#### [OBJECTIVE]
Leave the pictures out and quote every line from the start of the listing to the line with "import seaborn as sns", inclusive.

#### [SUPPLIED MATERIAL]
..........

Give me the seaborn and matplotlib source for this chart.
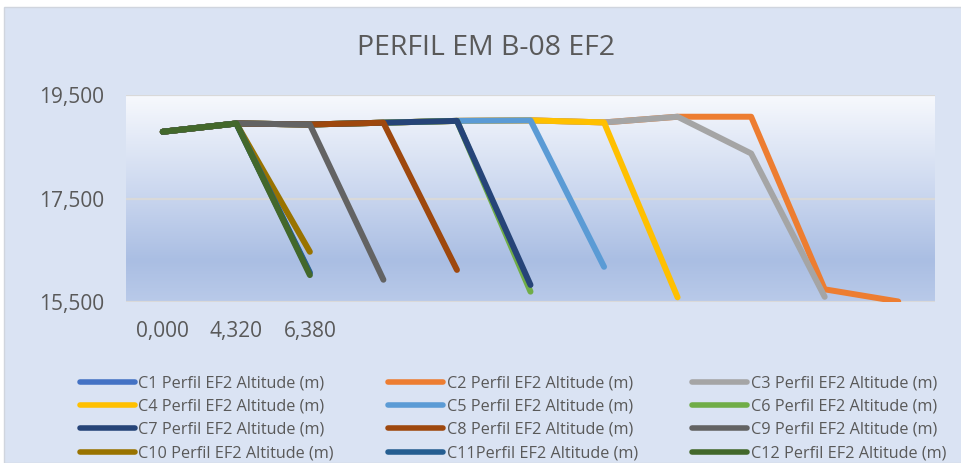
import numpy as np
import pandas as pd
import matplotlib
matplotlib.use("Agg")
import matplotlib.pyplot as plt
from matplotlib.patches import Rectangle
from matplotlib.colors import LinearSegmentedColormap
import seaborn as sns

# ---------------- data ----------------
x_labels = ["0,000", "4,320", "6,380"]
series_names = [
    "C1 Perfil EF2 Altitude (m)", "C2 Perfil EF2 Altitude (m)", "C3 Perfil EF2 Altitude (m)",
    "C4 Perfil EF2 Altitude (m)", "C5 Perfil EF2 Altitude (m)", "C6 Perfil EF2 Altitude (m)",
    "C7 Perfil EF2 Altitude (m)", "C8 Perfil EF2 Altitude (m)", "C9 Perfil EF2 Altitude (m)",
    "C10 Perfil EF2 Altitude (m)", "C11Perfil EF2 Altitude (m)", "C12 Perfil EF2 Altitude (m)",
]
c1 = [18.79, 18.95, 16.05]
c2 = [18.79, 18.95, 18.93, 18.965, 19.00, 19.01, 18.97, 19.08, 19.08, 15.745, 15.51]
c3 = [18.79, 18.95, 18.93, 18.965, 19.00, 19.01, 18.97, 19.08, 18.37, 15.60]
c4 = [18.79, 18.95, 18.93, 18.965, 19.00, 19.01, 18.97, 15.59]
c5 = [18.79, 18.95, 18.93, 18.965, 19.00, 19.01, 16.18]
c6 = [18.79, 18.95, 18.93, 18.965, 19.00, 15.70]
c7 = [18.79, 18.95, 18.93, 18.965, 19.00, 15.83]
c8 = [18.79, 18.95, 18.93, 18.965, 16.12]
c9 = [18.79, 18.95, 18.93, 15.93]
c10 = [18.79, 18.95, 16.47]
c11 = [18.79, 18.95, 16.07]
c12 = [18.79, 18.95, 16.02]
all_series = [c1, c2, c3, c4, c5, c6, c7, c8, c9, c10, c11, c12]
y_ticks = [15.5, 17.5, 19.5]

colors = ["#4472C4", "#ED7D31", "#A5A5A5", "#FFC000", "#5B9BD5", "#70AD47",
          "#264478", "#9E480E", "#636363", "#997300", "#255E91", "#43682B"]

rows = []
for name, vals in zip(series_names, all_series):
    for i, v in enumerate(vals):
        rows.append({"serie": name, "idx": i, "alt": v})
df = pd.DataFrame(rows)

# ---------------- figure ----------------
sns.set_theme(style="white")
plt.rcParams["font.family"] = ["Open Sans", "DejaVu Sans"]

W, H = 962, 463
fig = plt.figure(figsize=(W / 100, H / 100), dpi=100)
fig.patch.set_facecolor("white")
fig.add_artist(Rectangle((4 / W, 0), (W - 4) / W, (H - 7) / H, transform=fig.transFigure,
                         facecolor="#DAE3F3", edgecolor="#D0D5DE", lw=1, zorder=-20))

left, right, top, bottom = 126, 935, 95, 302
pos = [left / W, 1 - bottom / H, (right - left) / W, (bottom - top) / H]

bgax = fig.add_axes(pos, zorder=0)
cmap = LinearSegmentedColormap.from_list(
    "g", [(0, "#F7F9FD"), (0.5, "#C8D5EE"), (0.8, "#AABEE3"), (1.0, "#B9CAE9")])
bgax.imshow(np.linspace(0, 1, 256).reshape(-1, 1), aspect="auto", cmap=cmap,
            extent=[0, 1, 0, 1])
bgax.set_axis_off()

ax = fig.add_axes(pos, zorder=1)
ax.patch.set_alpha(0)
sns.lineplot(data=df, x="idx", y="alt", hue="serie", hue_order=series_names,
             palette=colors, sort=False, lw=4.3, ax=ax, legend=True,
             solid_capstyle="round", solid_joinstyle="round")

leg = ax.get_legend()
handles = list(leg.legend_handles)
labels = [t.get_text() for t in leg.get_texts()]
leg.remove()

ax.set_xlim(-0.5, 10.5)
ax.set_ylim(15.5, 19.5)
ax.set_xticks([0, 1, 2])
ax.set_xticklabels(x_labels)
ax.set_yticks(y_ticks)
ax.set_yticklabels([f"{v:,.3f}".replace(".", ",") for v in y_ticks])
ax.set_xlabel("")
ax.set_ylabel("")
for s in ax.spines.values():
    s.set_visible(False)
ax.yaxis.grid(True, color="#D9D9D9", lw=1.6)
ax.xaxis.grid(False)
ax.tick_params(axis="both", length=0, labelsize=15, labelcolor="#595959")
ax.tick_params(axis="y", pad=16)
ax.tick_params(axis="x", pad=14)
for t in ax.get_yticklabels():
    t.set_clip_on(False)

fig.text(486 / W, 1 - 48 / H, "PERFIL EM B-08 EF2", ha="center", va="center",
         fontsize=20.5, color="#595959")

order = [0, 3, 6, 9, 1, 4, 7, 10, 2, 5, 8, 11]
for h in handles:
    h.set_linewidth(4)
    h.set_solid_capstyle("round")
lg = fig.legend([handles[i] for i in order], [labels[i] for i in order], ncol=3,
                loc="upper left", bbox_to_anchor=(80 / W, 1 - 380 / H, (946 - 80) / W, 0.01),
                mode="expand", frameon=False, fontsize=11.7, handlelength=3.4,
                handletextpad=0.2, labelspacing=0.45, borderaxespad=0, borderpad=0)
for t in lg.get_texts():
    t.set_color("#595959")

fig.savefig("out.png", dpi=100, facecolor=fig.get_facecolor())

..........

#### [RESULT OF THIS TASK]
Give me the seaborn and matplotlib source for this chart.
import numpy as np
import pandas as pd
import matplotlib
matplotlib.use("Agg")
import matplotlib.pyplot as plt
from matplotlib.patches import Rectangle
from matplotlib.colors import LinearSegmentedColormap
import seaborn as sns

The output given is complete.